Так что партийная конкуренция в Армении есть, и она принимает самые разнообразные формы. И главная задача сейчас сделать так, чтобы выборы прошли, и после них все пожали друг другу руки, начав работать. Вместо того чтобы объявить о непризнании выборов, вывести людей на улицы и начать акции протестов. Потому что если будут протесты то это, конечно же, скажется на международном имидже страны. Об этом постоянно говорят и западные наблюдатели, «проведите выборы прилично». Ведь это влияет и на рейтинги страны, и на инвестиции, в которых Армения нуждается.
И вторая задача власти на этих выборах — добиться, чтобы проигравшая сторона, Армянский национальный конгресс Левона Тер-Петросяна, признал выборы. Даже если выборы будут проведены очень хорошо, но Тер-Петросян выведет людей на митинги, это будет очень плохим результатом и для власти, и для страны.
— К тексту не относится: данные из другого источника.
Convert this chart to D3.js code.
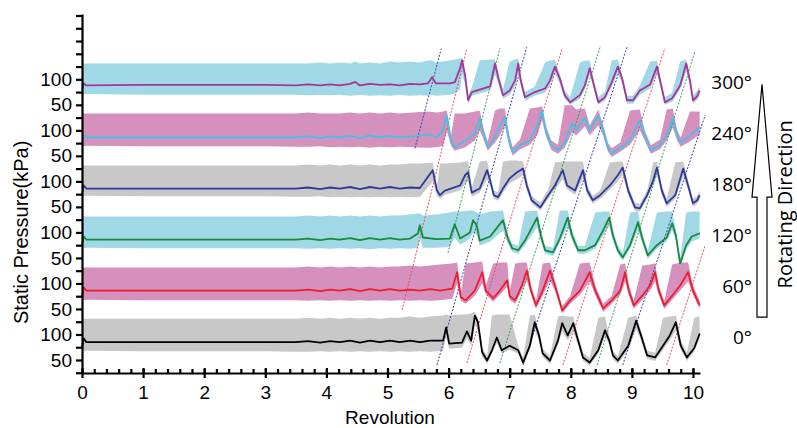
<!DOCTYPE html>
<html>
<head>
<meta charset="utf-8">
<script src="https://d3js.org/d3.v7.min.js"></script>
<style>
  body { margin: 0; background: #fff; }
  svg { display: block; font-family: "Liberation Sans", Arial, sans-serif; }
  .axis path, .axis line { stroke: #000; stroke-width: 2.2; }
  .axis text { font-size: 19px; fill: #000; font-family: "Liberation Sans", Arial, sans-serif; }
  .side { font-family: "Open Sans", "Noto Sans", sans-serif; fill: #000; }
</style>
</head>
<body>
<div id="chart-area"><svg></svg></div>
<script>
// sensor angles, bottom to top
const angles = ["0°", "60°", "120°", "180°", "240°", "300°"];

// 0 deg sensor: revolution, pressure line, envelope high / low (kPa)
const p0Rev = [0,0.03,0.07,1,2,3,3.5,3.7,3.9,4.06,4.22,4.39,4.55,4.71,4.88,5.04,5.2,5.37,5.53,5.7,5.91,5.96,6.01,6.22,6.3,6.37,6.43,6.48,6.55,6.63,6.71,6.79,6.87,7,7.14,7.22,7.33,7.41,7.48,7.54,7.66,7.79,7.86,7.95,8.04,8.12,8.2,8.31,8.45,8.56,8.63,8.69,8.77,8.94,9.07,9.15,9.25,9.38,9.51,9.62,9.72,9.8,9.9,10.02,10.11];
const p0Line = [75,92,85,85,85,85,85,87,84,87,85,88,84,88,85,88,85,88,85,88,88,114,82,84,106,88,137,124,65,49,69,94,69,78,69,45,78,124,98,63,49,88,122,98,122,88,55,45,69,108,88,59,49,78,127,98,59,55,78,98,124,78,55,73,102];
const p0Hi = [131,131,131,131,131,131,131,133,131,133,131,133,131,133,131,133,133,135,133,135,137,139,137,139,139,141,145,133,74,58,137,139,139,139,78,54,137,139,108,72,58,135,137,135,135,98,64,54,133,135,98,68,58,133,137,108,68,64,133,135,137,88,64,133,135];
const p0Lo = [67,67,68,67,67,67,66,66,67,66,67,66,67,66,67,66,67,66,67,66,68,96,72,74,92,78,118,110,58,42,62,84,62,70,62,39,70,108,88,56,42,80,106,88,106,80,48,39,62,96,80,52,42,70,110,88,52,48,70,88,108,70,48,66,92];

// 60 deg sensor
const p60Rev = [0,0.03,0.07,1,2,3,3.5,3.7,3.9,4.06,4.22,4.39,4.55,4.71,4.88,5.04,5.2,5.37,5.53,5.7,5.86,6.06,6.14,6.2,6.28,6.43,6.55,6.61,6.73,6.84,6.96,7,7.09,7.2,7.28,7.35,7.43,7.54,7.66,7.74,7.86,7.99,8.15,8.31,8.4,8.53,8.67,8.81,8.89,8.95,9.03,9.17,9.3,9.38,9.44,9.53,9.66,9.79,9.92,10,10.11];
const p60Line = [75,92,86,86,86,86,86,88,85,88,86,89,85,89,86,89,86,88,86,89,86,90,122,73,67,86,122,86,71,86,106,75,67,96,125,86,57,86,125,96,47,67,86,122,86,51,67,86,122,86,57,76,96,122,86,57,76,96,122,86,57];
const p60Hi = [131,131,131,131,131,131,131,133,131,133,131,133,131,133,131,133,133,135,133,135,137,139,141,82,139,141,143,96,139,141,141,84,139,141,141,96,66,139,141,106,56,76,139,141,96,60,76,137,139,96,66,135,137,139,96,66,137,141,141,96,66];
const p60Lo = [67,67,68,67,67,67,67,66,67,66,67,66,67,66,67,66,67,66,67,66,67,70,100,66,60,76,100,78,64,78,94,68,60,86,106,78,50,76,106,86,41,60,78,104,78,44,60,78,104,78,50,68,86,104,78,50,68,86,104,78,50];

// 120 deg sensor
const p120Rev = [0,0.03,0.07,1,2,3,3.5,3.7,3.9,4.06,4.22,4.39,4.55,4.71,4.88,5.04,5.2,5.37,5.5,5.53,5.58,5.8,6.02,6.1,6.19,6.35,6.4,6.46,6.51,6.68,6.89,6.97,7.04,7.14,7.25,7.45,7.51,7.58,7.71,7.82,7.95,8.02,8.12,8.23,8.4,8.53,8.63,8.69,8.77,8.85,8.97,9.1,9.18,9.26,9.41,9.57,9.66,9.72,9.79,9.89,9.98,10.11];
const p120Line = [75,92,86,86,86,86,86,88,85,88,86,89,85,89,86,89,86,88,98,114,90,87,88,116,88,100,124,114,84,92,124,88,69,65,84,129,94,65,61,88,129,94,65,65,75,104,129,94,65,51,75,120,84,55,75,90,118,94,39,75,92,98];
const p120Hi = [131,131,131,131,131,131,131,133,131,133,131,133,131,133,131,133,133,135,137,137,133,135,139,141,141,143,143,139,135,141,143,98,78,74,141,143,104,74,70,143,143,104,74,74,139,141,141,104,74,60,139,141,94,64,139,141,141,104,50,139,141,141];
const p120Lo = [69,69,70,69,69,69,69,68,69,68,69,68,69,67,69,68,69,68,70,90,70,70,72,90,76,88,100,96,74,82,104,78,62,58,76,110,84,58,54,80,112,84,58,58,68,94,112,84,58,45,68,104,76,48,68,82,104,84,33,67,82,88];

// 180 deg sensor
const p180Rev = [0,0.03,0.07,1,2,3,3.5,3.7,3.9,4.06,4.22,4.39,4.55,4.71,4.88,5.04,5.2,5.37,5.53,5.74,5.81,5.86,5.94,6.19,6.27,6.32,6.38,6.51,6.63,6.68,6.74,6.81,6.89,7,7.12,7.22,7.28,7.36,7.5,7.63,7.74,7.87,7.94,8.07,8.2,8.27,8.36,8.48,8.64,8.77,8.85,8.94,9.05,9.13,9.25,9.35,9.41,9.49,9.57,9.71,9.84,9.92,10,10.07,10.11];
const p180Line = [75,92,86,86,86,86,86,88,85,88,86,89,85,89,86,89,86,88,87,122,82,73,82,92,112,118,78,86,122,102,73,69,86,106,118,125,92,63,49,73,92,122,92,82,122,82,63,73,92,112,127,82,49,47,73,102,127,82,57,73,125,92,57,63,73];
const p180Hi = [131,131,131,131,131,131,131,133,131,133,131,133,131,133,131,133,133,135,135,137,92,135,135,137,139,139,88,139,141,110,82,78,139,141,141,139,102,72,58,84,137,139,139,139,139,92,72,82,137,139,139,92,58,56,82,137,139,92,66,137,139,102,66,72,82];
const p180Lo = [71,71,72,71,71,71,70,70,71,69,70,69,70,69,70,69,70,69,70,100,72,66,74,82,96,100,70,78,104,92,66,62,78,96,104,112,82,56,43,66,84,104,84,74,106,74,56,66,84,100,112,74,42,41,66,92,112,74,50,66,110,84,50,56,66];

// 240 deg sensor
const p240Rev = [0,0.03,0.07,1,2,3,3.5,3.7,3.9,4.06,4.22,4.39,4.55,4.71,4.88,5.04,5.2,5.42,5.65,5.81,5.91,5.97,6.04,6.1,6.27,6.43,6.51,6.58,6.64,6.76,6.84,6.92,6.99,7.05,7.17,7.33,7.45,7.53,7.59,7.68,7.79,7.9,8.02,8.09,8.23,8.31,8.45,8.53,8.61,8.67,8.81,8.97,9.13,9.21,9.31,9.46,9.57,9.67,9.74,9.8,9.95,10.11];
const p240Line = [75,90,86,86,86,86,86,88,85,88,86,89,85,90,86,89,86,88,92,86,100,129,80,67,80,94,124,90,67,86,110,125,80,57,71,80,110,139,100,71,61,75,114,100,125,100,129,100,65,55,65,80,120,90,61,71,90,124,90,76,90,106];
const p240Hi = [133,133,133,133,133,133,133,135,133,133,133,135,133,135,133,135,133,135,137,135,137,139,90,133,133,137,139,100,78,139,143,143,92,67,82,143,145,147,110,80,72,149,149,141,143,110,141,110,75,65,76,139,141,100,71,82,141,143,100,86,137,137];
const p240Lo = [69,69,70,69,69,69,68,68,69,67,68,67,68,66,68,67,68,67,66,67,70,100,70,60,67,80,100,80,60,76,90,110,70,50,63,72,90,120,90,62,54,66,96,90,108,90,110,90,58,48,58,72,100,80,54,63,80,105,80,68,78,92];

// 300 deg sensor
const p300Rev = [0,0.03,0.07,1,2,3,3.5,3.7,3.9,4.06,4.22,4.39,4.47,4.55,4.71,4.88,5.04,5.2,5.37,5.53,5.66,5.73,5.79,6.02,6.1,6.19,6.22,6.27,6.32,6.38,6.51,6.68,6.76,6.82,6.89,7,7.09,7.14,7.18,7.25,7.41,7.58,7.66,7.74,7.82,7.9,7.99,8.15,8.23,8.31,8.38,8.45,8.56,8.67,8.77,8.84,8.92,9.02,9.13,9.3,9.41,9.48,9.54,9.66,9.79,9.89,9.95,10,10.07,10.11];
const p300Line = [80,92,88,89,89,89,88,90,88,90,88,91,95,88,91,89,90,88,91,90,92,104,92,92,94,122,137,108,59,75,80,86,131,100,69,78,98,131,98,65,75,82,98,125,102,69,55,69,88,122,88,55,65,94,125,102,59,59,78,90,125,88,55,63,88,131,98,59,67,78];
const p300Hi = [131,131,131,131,131,131,131,131,133,131,133,131,135,131,133,131,135,133,135,133,137,137,133,137,139,141,143,118,68,84,137,139,139,110,80,135,139,141,108,75,86,133,137,139,110,78,65,133,137,137,96,65,76,137,139,110,68,68,88,135,137,96,65,73,135,139,106,68,78,86];
const p300Lo = [70,70,71,70,70,70,70,69,70,69,70,68,69,70,68,69,68,70,68,69,68,70,68,70,72,80,110,90,52,68,72,78,110,90,62,70,88,115,88,58,68,74,88,110,92,62,50,62,80,110,80,50,58,86,112,92,52,52,70,82,112,80,50,56,80,116,88,52,60,70];

// dotted stall-cell traces: start / end (revolution, stacked kPa)
const traceRev0 = [5.45, 5.24, 5.99, 5.81, 6.30, 6.84, 7.22, 7.87, 8.43, 8.85, 9.57];
const traceP0 = [465, 148, 260, 40, 44, 44, 40, 40, 40, 40, 40];
const traceRev1 = [5.88, 6.30, 6.84, 7.28, 7.86, 8.48, 8.92, 9.54, 10.03, 10.2, 10.2];
const traceP1 = [660, 661, 661, 663, 661, 663, 663, 661, 654, 530, 275];
const traceKind = ["b", "r", "g", "b", "r", "g", "b", "r", "g", "b", "r"];

const xTicks = d3.range(0, 11);
const xMinor = d3.range(0, 10.11, 0.2);
const yTicks = d3.range(25, 726, 25);

const panels = [
  { rev: p0Rev, line: p0Line, hi: p0Hi, lo: p0Lo },
  { rev: p60Rev, line: p60Line, hi: p60Hi, lo: p60Lo },
  { rev: p120Rev, line: p120Line, hi: p120Hi, lo: p120Lo },
  { rev: p180Rev, line: p180Line, hi: p180Hi, lo: p180Lo },
  { rev: p240Rev, line: p240Line, hi: p240Hi, lo: p240Lo },
  { rev: p300Rev, line: p300Line, hi: p300Hi, lo: p300Lo }
];

const lineColors = ["#000000", "#ee1d2a", "#17893a", "#2b3a9c", "#45c1e6", "#a8339a"];
const bandColors = ["#c8c8c8", "#d590bd", "#a0d8e6", "#c8c8c8", "#d590bd", "#a0d8e6"];
const traceColors = { r: "#e0505e", g: "#3f9a55", b: "#3843a0" };

const chartSize = { width: 797, height: 428 };

const x = d3.scaleLinear().domain([0, 10.115]).range([82, 700]);
const y = d3.scaleLinear().domain([24.5, 728]).range([373, 14]);

const svg = d3
  .select("#chart-area svg")
  .attr("width", chartSize.width)
  .attr("height", chartSize.height);

const drawPanels = () => {
  const area = d3
    .area()
    .x(d => x(d.r))
    .y0(d => y(d.lo))
    .y1(d => y(d.hi));
  const line = d3
    .line()
    .x(d => x(d.r))
    .y(d => y(d.v));
  const rows = panels.map((p, i) =>
    p.rev.map((r, k) => ({
      r,
      v: p.line[k] + i * 100,
      hi: p.hi[k] + i * 100,
      lo: p.lo[k] + i * 100
    }))
  );
  svg
    .append("g")
    .selectAll("path")
    .data(rows)
    .enter()
    .append("path")
    .attr("fill", (d, i) => bandColors[i])
    .attr("d", area);

  svg
    .append("g")
    .selectAll("line")
    .data(traceKind)
    .enter()
    .append("line")
    .attr("x1", (d, i) => x(traceRev0[i]))
    .attr("y1", (d, i) => y(traceP0[i]))
    .attr("x2", (d, i) => x(traceRev1[i]))
    .attr("y2", (d, i) => y(traceP1[i]))
    .attr("stroke", d => traceColors[d])
    .attr("stroke-width", 1)
    .attr("stroke-dasharray", "2,1.5");

  svg
    .append("g")
    .selectAll("path")
    .data(rows)
    .enter()
    .append("path")
    .attr("fill", "none")
    .attr("stroke", (d, i) => lineColors[i])
    .attr("stroke-width", 1.8)
    .attr("stroke-linejoin", "round")
    .attr("d", line);
};

const drawAxes = () => {
  svg
    .append("g")
    .attr("class", "axis")
    .attr("transform", `translate(0,${y.range()[0]})`)
    .call(d3.axisBottom(x).tickValues(xMinor).tickSize(-4).tickSizeOuter(0).tickFormat(""))
    .call(g => g.select(".domain").remove());
  const xAxis = svg
    .append("g")
    .attr("class", "axis")
    .attr("transform", `translate(0,${y.range()[0]})`)
    .call(d3.axisBottom(x).tickValues(xTicks).tickSize(5).tickSizeOuter(0).tickPadding(8));
  xAxis.selectAll(".tick line").attr("y1", -5);

  svg
    .append("g")
    .attr("class", "axis")
    .attr("transform", `translate(${x.range()[0]},0)`)
    .call(
      d3
        .axisLeft(y)
        .tickValues(yTicks)
        .tickSize(6)
        .tickSizeOuter(0)
        .tickPadding(4)
        .tickFormat(v => (v % 50 === 0 && v <= 600 ? (v % 100 === 0 ? "100" : "50") : ""))
    );

  svg
    .append("text")
    .attr("x", 390)
    .attr("y", 424)
    .attr("text-anchor", "middle")
    .attr("font-size", 19)
    .text("Revolution");

  svg
    .append("text")
    .attr("transform", `translate(28,${y(300)}) rotate(-90)`)
    .attr("text-anchor", "middle")
    .attr("font-size", 20)
    .text("Static Pressure(kPa)");
};

const drawSide = () => {
  svg
    .append("g")
    .selectAll("text")
    .data(angles)
    .enter()
    .append("text")
    .attr("class", "side")
    .attr("x", 752)
    .attr("y", (d, i) => y(i * 100 + 94))
    .attr("dy", "0.35em")
    .attr("text-anchor", "end")
    .attr("font-size", 19)
    .text(d => d);

  const cx = 762;
  const tip = y(590);
  const base = y(369);
  const tail = y(134);
  svg
    .append("path")
    .attr("fill", "#fff")
    .attr("stroke", "#000")
    .attr("stroke-width", 1.2)
    .attr(
      "d",
      `M${cx},${tip} L${cx + 10},${base} L${cx + 5},${base} L${cx + 5},${tail} L${cx - 5},${tail} L${cx - 5},${base} L${cx - 10},${base} Z`
    );

  svg
    .append("text")
    .attr("class", "side")
    .attr("transform", `translate(792,${y(355)}) rotate(-90)`)
    .attr("text-anchor", "middle")
    .attr("font-size", 20)
    .text("Rotating Direction");
};

drawPanels();
drawAxes();
drawSide();
</script>
</body>
</html>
— Что должно произойти, чтобы оппозиция не вывела людей на улицу, если она заранее понимает, что обречена на поражение?
— Оппозиция не убеждена в своём поражении. А власть должна уже сейчас контактировать с оппозицией, объяснять, показывать, что выборы пройдут честно.
Кроме того, если в результате выборов Тер-Петросян наберёт определённое количество голосов, которое покажется ему нормальным, то они войдут в парламент.
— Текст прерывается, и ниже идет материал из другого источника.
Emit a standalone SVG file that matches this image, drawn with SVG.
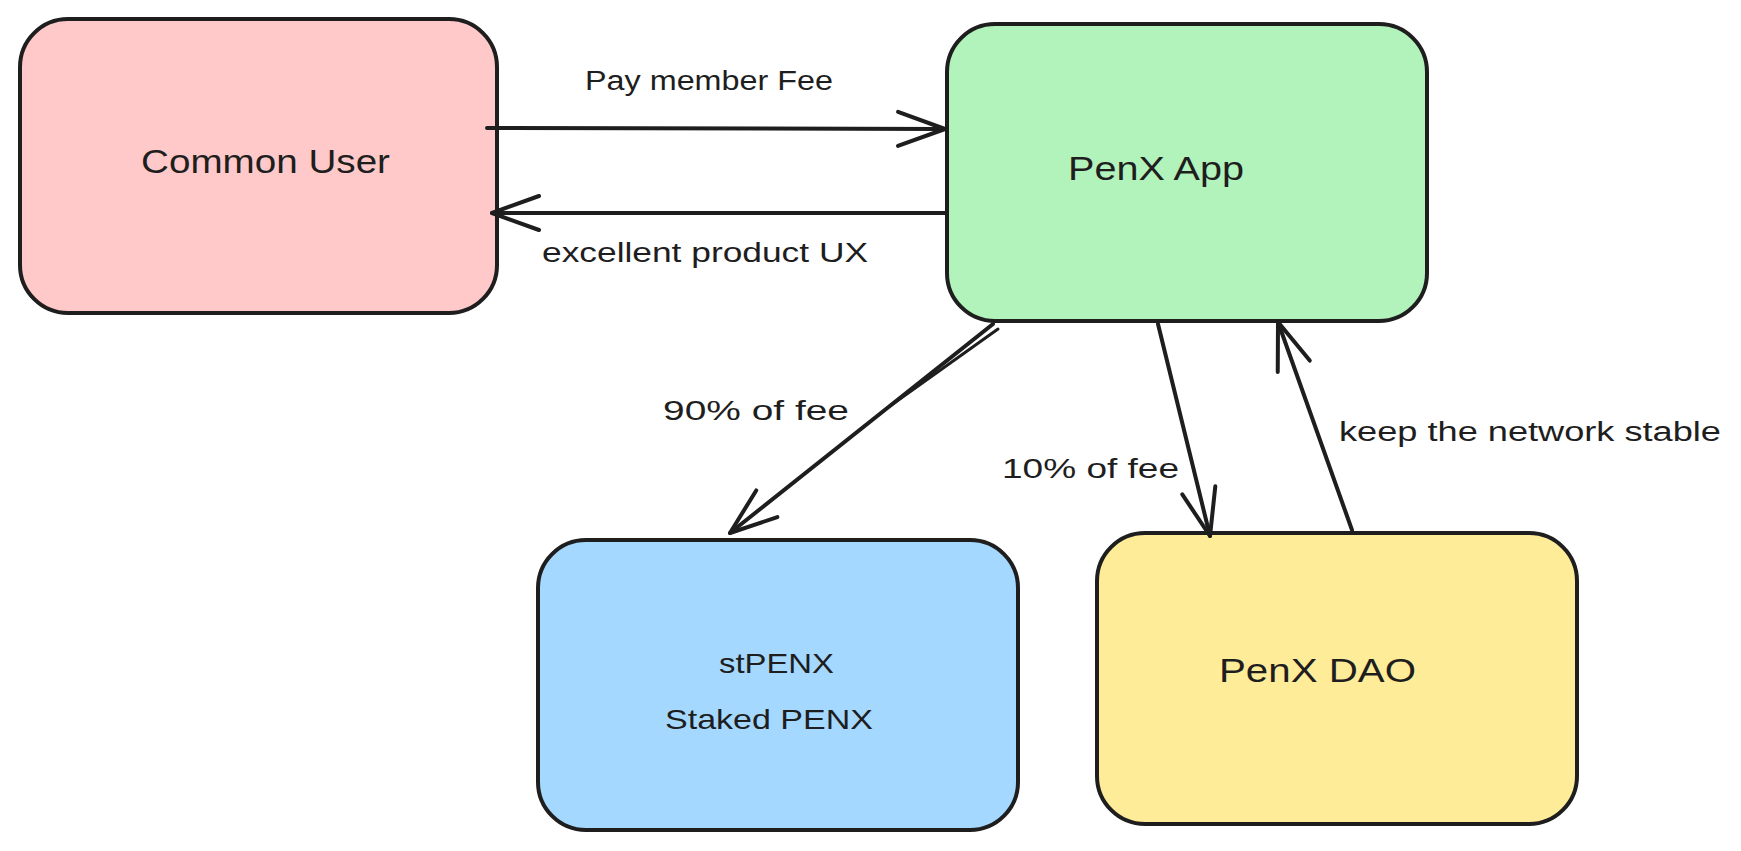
<svg xmlns="http://www.w3.org/2000/svg" width="1741" height="851" viewBox="0 0 1741 851">
  <defs>
    <style>
      .box { stroke: #1e1e1e; stroke-width: 4; stroke-linejoin: round; }
      .title { font-family: "Liberation Sans", Arial, sans-serif; font-size: 34px; fill: #1e1e1e; }
      .sub { font-family: "Liberation Sans", Arial, sans-serif; font-size: 28px; fill: #1e1e1e; }
      .label { font-family: "Liberation Sans", Arial, sans-serif; font-size: 27px; fill: #1e1e1e; }
      .edge { stroke: #1e1e1e; stroke-width: 4; fill: none; stroke-linecap: round; stroke-linejoin: round; }
    </style>
    <marker id="arrow" viewBox="-52 -22 56 44" refX="0" refY="0" markerWidth="56" markerHeight="44" markerUnits="userSpaceOnUse" orient="auto" overflow="visible">
      <path d="M-47,-17 L0,0 L-47,17" fill="none" stroke="#1e1e1e" stroke-width="4" stroke-linecap="round" stroke-linejoin="round"/>
    </marker>
  </defs>
  <rect width="1741" height="851" fill="#ffffff"/>

  <g id="node-common-user">
    <rect class="box" x="20" y="19" width="477" height="294" rx="48" ry="48" fill="#ffc9c9"/>
    <text class="title" x="141" y="173" textLength="249" lengthAdjust="spacingAndGlyphs">Common User</text>
  </g>

  <g id="node-penx-app">
    <rect class="box" x="947" y="24" width="480" height="297" rx="48" ry="48" fill="#b2f2bb"/>
    <text class="title" x="1068" y="180" textLength="176" lengthAdjust="spacingAndGlyphs">PenX App</text>
  </g>

  <g id="node-stpenx">
    <rect class="box" x="538" y="540" width="480" height="290" rx="48" ry="48" fill="#a5d8ff"/>
    <text class="sub" x="719" y="673" textLength="115" lengthAdjust="spacingAndGlyphs">stPENX</text>
    <text class="sub" x="665" y="729" textLength="208" lengthAdjust="spacingAndGlyphs">Staked PENX</text>
  </g>

  <g id="node-penx-dao">
    <rect class="box" x="1097" y="533" width="480" height="291" rx="48" ry="48" fill="#ffec99"/>
    <text class="title" x="1219" y="682" textLength="197" lengthAdjust="spacingAndGlyphs">PenX DAO</text>
  </g>

  <g id="connectors">
    <path class="edge" d="M487,128 L945,129" marker-end="url(#arrow)"/>
    <path class="edge" d="M947,213 L492,213" marker-end="url(#arrow)"/>
    <path class="edge" d="M993,324 L730,533" marker-end="url(#arrow)"/>
    <path d="M998,329 L890,406" stroke="#1e1e1e" stroke-width="3" fill="none" stroke-linecap="round"/>
    <path class="edge" d="M1158,324 L1210,536" marker-end="url(#arrow)"/>
    <path class="edge" d="M1352,530 L1278,322" marker-end="url(#arrow)"/>

    <text class="label" x="585" y="90" textLength="248" lengthAdjust="spacingAndGlyphs">Pay member Fee</text>
    <text class="label" x="542" y="262" textLength="326" lengthAdjust="spacingAndGlyphs">excellent product UX</text>
    <text class="label" x="663" y="420" textLength="186" lengthAdjust="spacingAndGlyphs">90% of fee</text>
    <text class="label" x="1002" y="478" textLength="177" lengthAdjust="spacingAndGlyphs">10% of fee</text>
    <text class="label" x="1339" y="441" textLength="382" lengthAdjust="spacingAndGlyphs">keep the network stable</text>
  </g>
</svg>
— Какой процент их удовлетворит?
— Эта планка всё время меняется. Сейчас называют разные цифры, они спекулятивные, говорят 15—40%. Но это всё слухи. Если брать последние муниципальные выборы, то в результате голосования за депутатов городского собрания Еревана АНК набрал 17% голосов. И они отказались войти в городской парламент.
— Что показывают данные последних опросов общественного мнения?
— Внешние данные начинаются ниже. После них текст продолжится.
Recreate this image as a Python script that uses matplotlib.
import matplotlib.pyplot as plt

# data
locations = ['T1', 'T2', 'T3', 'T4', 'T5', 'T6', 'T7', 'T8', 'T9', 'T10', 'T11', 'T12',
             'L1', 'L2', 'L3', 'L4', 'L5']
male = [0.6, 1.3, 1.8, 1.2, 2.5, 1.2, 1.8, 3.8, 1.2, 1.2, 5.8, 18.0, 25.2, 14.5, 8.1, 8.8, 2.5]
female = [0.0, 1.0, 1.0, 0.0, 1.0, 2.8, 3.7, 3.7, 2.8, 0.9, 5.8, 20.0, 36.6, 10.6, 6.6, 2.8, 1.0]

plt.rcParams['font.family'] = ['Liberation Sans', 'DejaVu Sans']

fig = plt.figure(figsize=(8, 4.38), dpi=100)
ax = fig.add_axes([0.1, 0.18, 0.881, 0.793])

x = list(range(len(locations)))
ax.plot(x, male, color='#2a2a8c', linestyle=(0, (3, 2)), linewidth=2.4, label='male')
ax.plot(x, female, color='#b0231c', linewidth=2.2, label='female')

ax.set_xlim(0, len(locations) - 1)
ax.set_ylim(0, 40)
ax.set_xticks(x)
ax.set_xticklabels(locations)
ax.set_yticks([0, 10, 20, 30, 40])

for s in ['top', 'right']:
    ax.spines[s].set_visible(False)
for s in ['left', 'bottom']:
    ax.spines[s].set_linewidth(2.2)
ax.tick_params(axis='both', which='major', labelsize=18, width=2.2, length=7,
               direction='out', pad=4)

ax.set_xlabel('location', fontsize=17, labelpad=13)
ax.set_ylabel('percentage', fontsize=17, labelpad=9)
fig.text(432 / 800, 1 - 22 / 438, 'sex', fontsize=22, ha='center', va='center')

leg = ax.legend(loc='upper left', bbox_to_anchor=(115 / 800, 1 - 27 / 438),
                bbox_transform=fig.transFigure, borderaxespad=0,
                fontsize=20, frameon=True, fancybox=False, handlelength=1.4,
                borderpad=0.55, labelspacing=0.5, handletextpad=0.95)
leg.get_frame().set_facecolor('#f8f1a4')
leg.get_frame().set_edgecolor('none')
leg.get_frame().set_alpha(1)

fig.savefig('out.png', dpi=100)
— Опросов проводится очень много, но многие из них неудовлетворительны. По причине как непрофессионализма, так и недостатка денег (социология дело недешевое), так и из-за политической ангажированности.
Если бы выборы состоялись в ближайшее воскресенье, то в парламент точно прошли бы четыре партии: республиканцы, «Процветающая Армения», Дашнакцутюн и АНК.
Цель республиканцев — получить половину мест в парламенте, чтобы не нуждаться в коалиции. У них никогда не было такого количества, они чуть-чуть не добирали до него. И сейчас им будет чрезвычайно сложно — партия не является единой, это достаточно аморфная сила, делящаяся на разные фракции.
Чтобы править в одиночку, республиканцам нужно 66 голосов из 131.
Вообще армянский парламент избирается по смешанной системе: 41 депутат выбирается по одномандатным округам, а остальные 90 — по партийным спискам.
Как правило, в одномандатных округах выигрывают бизнесмены, обладающие сильными позициями в своём регионе. И это в основном республиканцы. Но даже если они возьмут 30 из 41 места в округах, им нужно будет взять ещё почти 40 мест по партийным спискам. Это практически невозможно.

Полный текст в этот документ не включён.